Solving the Riddle of the Immediate Annuity

Clients torn between leaving money to heirs or buying an immediate annuity? Here’s how to help them decide.

Is it better for clients to leave money to loved ones or put their money in an “immediate” or “income” annuity for guaranteed lifetime income?

An “immediate” or “income” annuity is a contract with a life insurance company that lets clients invest money—often in a lump sum—in exchange for periodic income for life.

Only about 3% of insurance policies sold are immediate or income annuities, according to the latest reports issued by LIMRA in Windsor, Conn.

There’s good reason for this.

Policyholders often can’t get access to cash once they sign the annuity contract. Plus, if they die before their principal is exhausted, any money left, unless they make other arrangements, generally goes to the insurance company. Even if the immediate annuity permits limited withdrawals and/or lets beneficiaries collect the proceeds for a specific period when the policyholder dies, lower payouts result.
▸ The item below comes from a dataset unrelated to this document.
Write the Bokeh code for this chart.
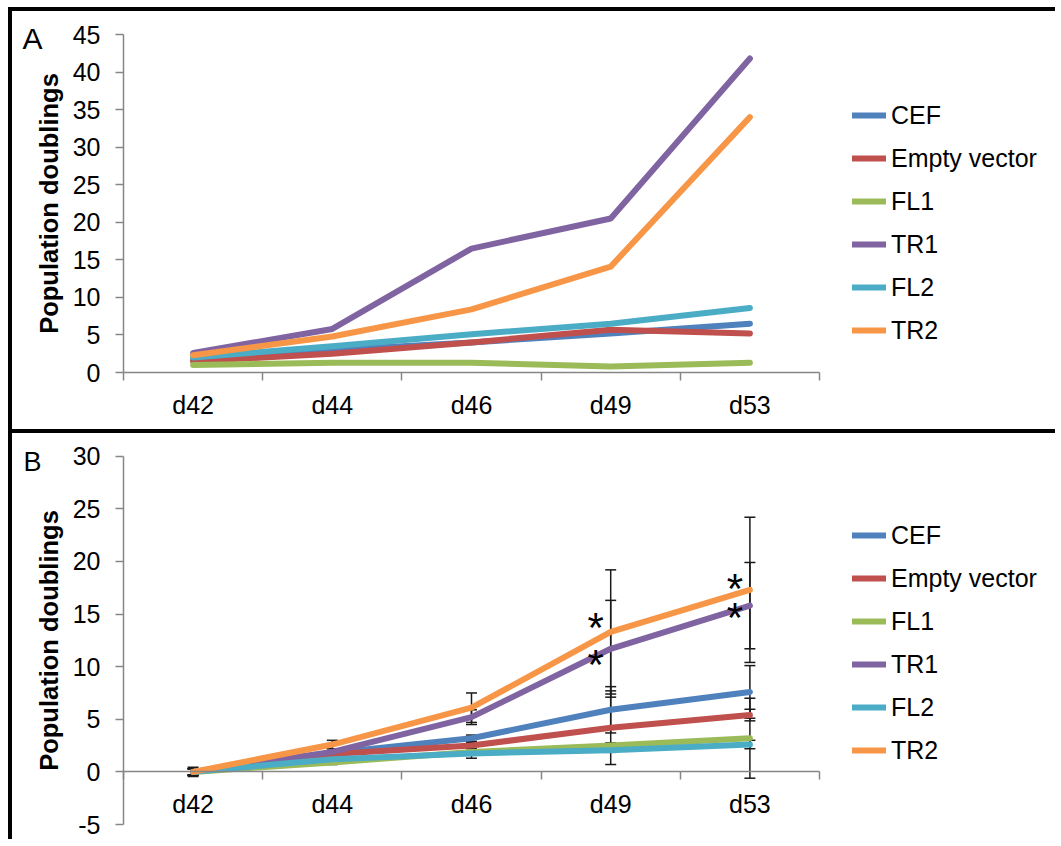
from bokeh.plotting import figure
from bokeh.models import (Range1d, FixedTicker, Legend, LegendItem, Whisker,
                          TeeHead, ColumnDataSource, Label)
from bokeh.layouts import column
from bokeh.embed import file_html
from bokeh.resources import INLINE
from bokeh.core.properties import value

# ---------------- data ----------------
days = ["d42", "d44", "d46", "d49", "d53"]
series = ["CEF", "Empty vector", "FL1", "TR1", "FL2", "TR2"]
colors = ["#4F81BD", "#C0504D", "#9BBB59", "#8064A2", "#4BACC6", "#F79646"]

# Panel A
a_cef = [1.7, 3.0, 4.0, 5.2, 6.5]
a_empty = [1.5, 2.5, 4.0, 5.7, 5.2]
a_fl1 = [1.0, 1.3, 1.3, 0.8, 1.3]
a_tr1 = [2.6, 5.8, 16.5, 20.5, 41.8]
a_fl2 = [2.0, 3.5, 5.1, 6.5, 8.6]
a_tr2 = [2.3, 4.8, 8.4, 14.1, 34.0]

# Panel B (means)
b_cef = [0.0, 1.8, 3.2, 5.9, 7.6]
b_empty = [0.0, 1.7, 2.5, 4.2, 5.4]
b_fl1 = [0.0, 0.9, 1.9, 2.5, 3.2]
b_tr1 = [0.0, 1.9, 5.2, 11.7, 15.8]
b_fl2 = [0.0, 1.2, 1.75, 2.06, 2.6]
b_tr2 = [0.0, 2.6, 6.1, 13.3, 17.3]

# Panel B (error bars, +/-)
b_cef_err = [0.3, 0.2, 0.3, 2.2, 2.5]
b_empty_err = [0.3, 0.2, 0.3, 3.5, 0.55]
b_fl1_err = [0.3, 0.2, 0.6, 0.25, 3.8]
b_tr1_err = [0.3, 0.3, 0.7, 4.6, 4.1]
b_fl2_err = [0.3, 0.2, 0.15, 0.2, 0.4]
b_tr2_err = [0.45, 0.4, 1.4, 5.9, 6.9]

# significance markers (panel B)
star_days = ["d49", "d49", "d53", "d53"]
star_values = [14.35, 10.9, 18.1, 15.35]

a_ticks = list(range(0, 46, 5))
b_ticks = list(range(-5, 31, 5))

# ---------------- styling / layout ----------------
FONT = "Liberation Sans"
AXIS_GRAY = "#868686"
BORDER = {"border-top": "4px solid black", "border-left": "4px solid black"}
CANVAS_W = 1047
xpos = [i + 0.5 for i in range(len(days))]
n = len(days)


def ranges(canvas_h, y_lo, y_hi, frame_left, frame_right, frame_top, frame_bottom):
    """Map the plot area (pixels inside the canvas) onto the data ranges so the
    whole canvas is the frame and the axes are pinned inside it."""
    xs = (frame_right - frame_left) / n
    ys = (frame_bottom - frame_top) / (y_hi - y_lo)
    xr = Range1d(-frame_left / xs, n + (CANVAS_W - frame_right) / xs)
    yr = Range1d(y_lo - (canvas_h - frame_bottom) / ys, y_hi + frame_top / ys)
    return xr, yr


def base_fig(height, y_lo, y_hi, yticks, frame_top, frame_bottom):
    xr, yr = ranges(height, y_lo, y_hi, 111, 807, frame_top, frame_bottom)
    p = figure(width=CANVAS_W, height=height, output_backend="svg",
               toolbar_location=None, x_range=xr, y_range=yr,
               min_border=0, min_border_left=0, min_border_right=0,
               min_border_top=0, min_border_bottom=0, styles=BORDER)
    p.title.visible = False
    p.outline_line_color = None
    p.xgrid.visible = False
    p.ygrid.visible = False
    p.background_fill_color = "white"
    p.border_fill_color = "white"

    ya = p.yaxis[0]
    ya.fixed_location = 0
    ya.bounds = (y_lo, y_hi)
    ya.ticker = FixedTicker(ticks=yticks)
    ya.major_label_overrides = {t: str(t) for t in yticks}
    ya.axis_line_color = AXIS_GRAY
    ya.axis_line_width = 1.5
    ya.major_tick_line_color = AXIS_GRAY
    ya.major_tick_line_width = 1.5
    ya.major_tick_out = 8
    ya.major_tick_in = 0
    ya.minor_tick_line_color = None
    ya.major_label_text_font = FONT
    ya.major_label_text_font_size = "25px"
    ya.major_label_text_color = "black"
    ya.major_label_standoff = 15
    ya.axis_label = "Population doublings"
    ya.axis_label_text_font = FONT
    ya.axis_label_text_font_size = "25.5px"
    ya.axis_label_text_font_style = "bold"
    ya.axis_label_text_color = "black"
    ya.axis_label_standoff = 7

    xa = p.xaxis[0]
    xa.fixed_location = 0
    xa.bounds = (0, n)
    xa.ticker = FixedTicker(ticks=xpos, minor_ticks=list(range(n + 1)))
    xa.major_label_overrides = {x: d for x, d in zip(xpos, days)}
    xa.axis_line_color = AXIS_GRAY
    xa.axis_line_width = 1.5
    xa.major_tick_line_color = None
    xa.major_tick_out = 0
    xa.major_tick_in = 0
    xa.minor_tick_line_color = AXIS_GRAY
    xa.minor_tick_line_width = 1.5
    xa.minor_tick_out = 8
    xa.minor_tick_in = 0
    xa.major_label_text_font = FONT
    xa.major_label_text_font_size = "25px"
    xa.major_label_text_color = "black"
    xa.major_label_standoff = 10
    return p


def add_lines(p, data, legend_bottom):
    items = []
    for name, vals, col in zip(series, data, colors):
        r = p.line(xpos, vals, line_color=col, line_width=6,
                   line_cap="round", line_join="round")
        items.append(LegendItem(label=name, renderers=[r]))
    leg = Legend(items=items, location=(840, legend_bottom),
                 glyph_width=34, glyph_height=30, label_height=30,
                 label_standoff=5, spacing=13, padding=0, margin=0,
                 border_line_color=None, background_fill_alpha=0,
                 label_text_font=FONT, label_text_font_size="25px",
                 label_text_color="black")
    p.add_layout(leg)


def add_panel_letter(p, letter, x, y, size):
    p.add_layout(Label(x=x, y=y, x_units="screen", y_units="screen",
                       text=letter, text_font=FONT, text_font_size=size,
                       text_color="black", text_align="left",
                       text_baseline="middle"))


# ---------------- panel A ----------------
H_A = 422
pA = base_fig(H_A, 0, 45, a_ticks, 23, 361)
add_lines(pA, [a_cef, a_empty, a_fl1, a_tr1, a_fl2, a_tr2], H_A - 334)
add_panel_letter(pA, "A", 10, H_A - 27, "30px")

# ---------------- panel B ----------------
H_B = 410
pB = base_fig(H_B, -5, 30, b_ticks, 22.7, 391)

b_means = [b_cef, b_empty, b_fl1, b_tr1, b_fl2, b_tr2]
b_errs = [b_cef_err, b_empty_err, b_fl1_err, b_tr1_err, b_fl2_err, b_tr2_err]
for m, e in zip(b_means, b_errs):
    src = ColumnDataSource(dict(x=xpos,
                                upper=[a + b for a, b in zip(m, e)],
                                lower=[a - b for a, b in zip(m, e)]))
    w = Whisker(source=src, base="x", upper="upper", lower="lower",
                dimension="height", line_color="#1a1a1a", line_width=1.5,
                level="underlay",
                upper_head=TeeHead(size=11, line_color="#1a1a1a", line_width=1.5),
                lower_head=TeeHead(size=11, line_color="#1a1a1a", line_width=1.5))
    pB.add_layout(w)

add_lines(pB, b_means, H_B - 332)

star_x = [days.index(d) + 0.5 for d in star_days]
pB.text(star_x, star_values, text=["*"] * len(star_x),
        text_font=value(FONT), text_font_size="42px", text_color="black",
        text_align="center", text_baseline="middle", x_offset=-15, y_offset=7)

add_panel_letter(pB, "B", 11, H_B - 28, "27px")

layout = column(pA, pB, spacing=0, margin=(7, 0, 0, 8))
open("out.html", "w").write(file_html(layout, INLINE))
Lee Lockwood, a finance professor at the University of Chicago, found that those with children generally don’t invest in immediate annuities for this reason. In addition, today’s low interest rates make annuities less attractive.

“People with plausible bequest motives are likely to be better off not annuitizing any wealth at available rates,” Lockwood noted in a study, published in 2010 by the National Bureau of Economic Research.

Lockwood’s study flies in the face of other financial research that shows putting about 20 to 25 percent of retirement income portfolio into an immediate annuity can dramatically reduce a client’s risk of running out of money.

Annuities can generate more stable lifetime income and greater potential inheritance for heirs at a given risk level when compared with a portfolio comprised of traditional assets, according to New York Life Executive Vice President Chris Blunt.

Although Blunt, as an insurance executive, has good reason to tout annuities, other studies have substantiated his conclusions. For example, a study by Youngkyun Park, analyst with the Employee Benefit Research Institute, Washington, D.C. published in May 2011, indicates that a 65 year-old retiree who keeps 20 percent to 25 percent of assets in a longevity annuity and, say, 80% or 85% in stocks and bonds has a 90% chance that the money will last a lifetime. A longevity annuity is designed to pay out at an advanced age.

Bunt’s study indicates that investors who incorporate income annuities can realize:

  • Reduced income risk. You can’t run out of money, even if you live well beyond life expectancy.
  • Greater capacity to bear risk in the rest of a portfolio – Because income annuities are not correlated with market swings, they can smooth out overall performance.
  • Reduced withdrawal pressure – Income annuities can offer higher cash flows than other types of fixed income investments.

There may be some benefits to having a small percentage of retirement investments in an immediate annuity. But it also makes sense to keep some of your clients’ powder dry. Higher interest rates generally translate into higher monthly payouts.

In today’s low-rate environment some financial professionals do split funding of annuities to capture higher interest rates going forward. With split funding, an immediate annuity provides a current income stream for a specific term during the early years of retirement and a deferred annuity would have the potential to provide a higher future income stream.

Barbara Walker Green, president of Advance Wealth and Retirement Planning Concepts, Houston, often uses split-funded annuities. She makes good use of annuities with riders that provide for lifetime income and long-term care coverage.

“In retirement, most people rely on a combination of social security, retirement plans and personal savings income,” Green says. “A split annuity strategy can help supplement these income sources and add stability.”